Completing survey will offer choices
Fiber optic infrastructure in city has glass ceiling
Gothenburg Public School high schoolers are likely to have district-issued laptop computers next year.
In addition, local Internet users are under a glass ceiling when it comes to speed of service and new types of service for television and telephones.
And that makes recruitment of new business and industry and young people to town more difficult.
All of these reasons are behind the Gothenburg Improvement Company’s drive to get the community to complete a technology assessment survey about phone, Internet and television usage and the current provider of those services.
As of Monday, 490 surveys have been returned with 1,200 still needed by Tuesday.

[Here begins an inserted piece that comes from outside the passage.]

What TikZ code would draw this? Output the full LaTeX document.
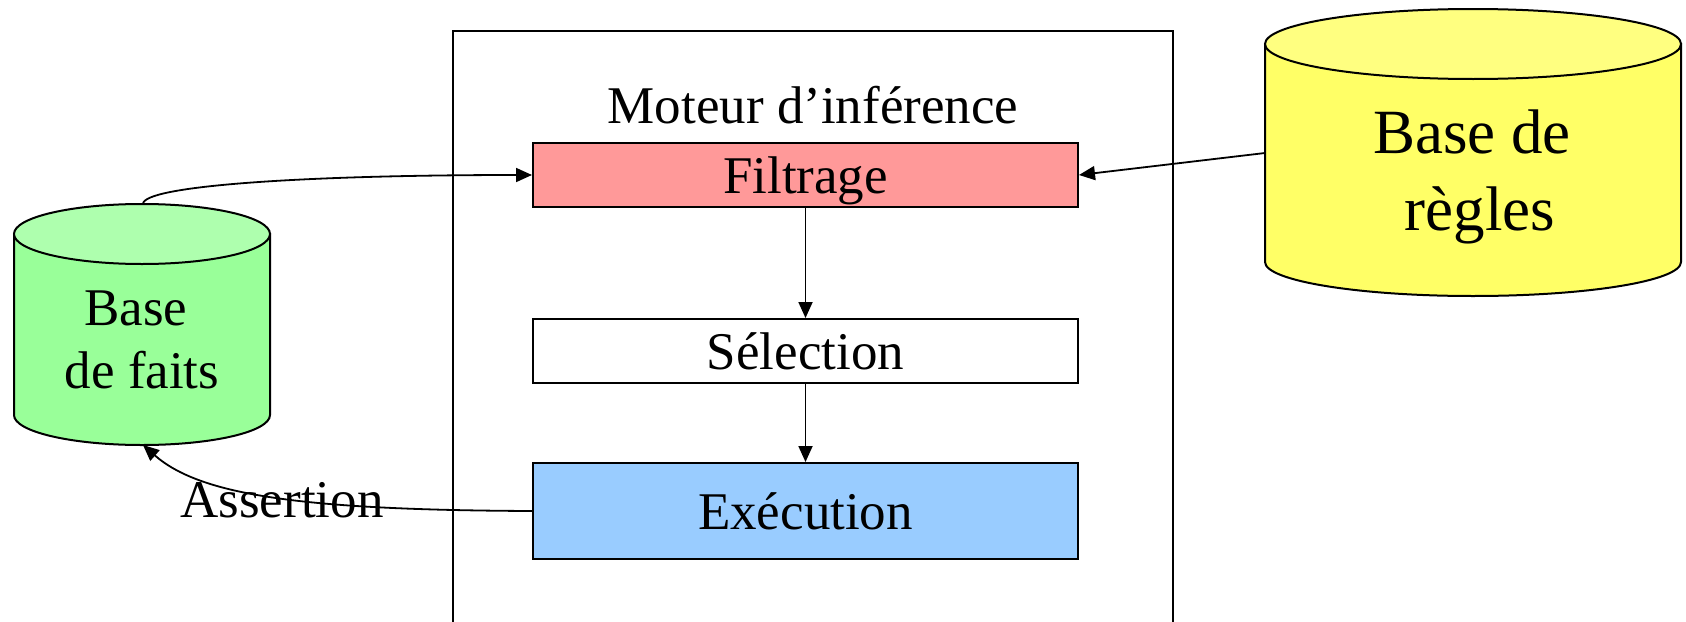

Angie Richeson, an integrated technology integration specialist and Dudley Elementary librarian, said current telecommunications infrastructure has a glass ceiling.
“We can’t get bigger or faster without changing the infrastructure,” she said. “And speed is an issue in our community.”
If the community wants their youth to return home, the GIC member said Gothenburg needs to be ready with fiber optic infrastructure.
Nate Wyatt, chair of the fiber infrastructure committee, compared the speed problem to people and doorways.
“We can only squeeze so many people through current doorways at once because we all share existing doorways,” Wyatt explained. “If we add more users as a result of the one-to-one laptop initiative, without putting in more doorways, we are all going to have to stand in line longer to get through the doorways.”
Although a handful of businesses have and pay for fiber optic lines and service, he said additional infrastructure would mean people won’t have to share lines.
Those who like their telecommunication service now can continue with their providers, he said, noting that more competition will bring out more competitive prices.
The bottom line, Wyatt said, is that lack of infrastructure keeps companies from locating or expanding to Gothenburg.
“There is then less opportunity for kids to return home,” said. “People expect this type of service when they relocate to an area.”
District 20 superintendent and GIC member Dr. Mike Teahon is also urging residents and business owners to complete and return the survey.
With the one-to-one Chromebooks initiative the district board is considering, Teahon said survey results would be helpful in developing a strategy for use of the laptop computers.
“While you may, or may not, feel your Internet access is adequate at this time, bandwidth and the need for high-speed internet connectivity will only increase as we utilize on-line textbooks, stream educational videos, collaborate on class projects and create flipped classrooms,” he said.
Flipped classrooms, Teahon explained, are when teachers record lessons and post them on websites.
“Students watch the videos at home to learn the skills and complete independent practice or homework in the classroom the following day with the teacher available to help,” Teahon said.
Once fiber lines are installed, Richeson said they last forever.
The survey is necessary, she said, so someone interested in providing fiber optic service locally knows there’s a need for it.
A 60% response rate is needed.
“Gothenburg needs this to happen,” Richeson added.
Wyatt said the GIC committee has been working on getting fiber optic infrastructure for the past five years.
“If we don’t land this now, there’s no contingency plan,” he said. “This is a grassroots effort so that people have a choice.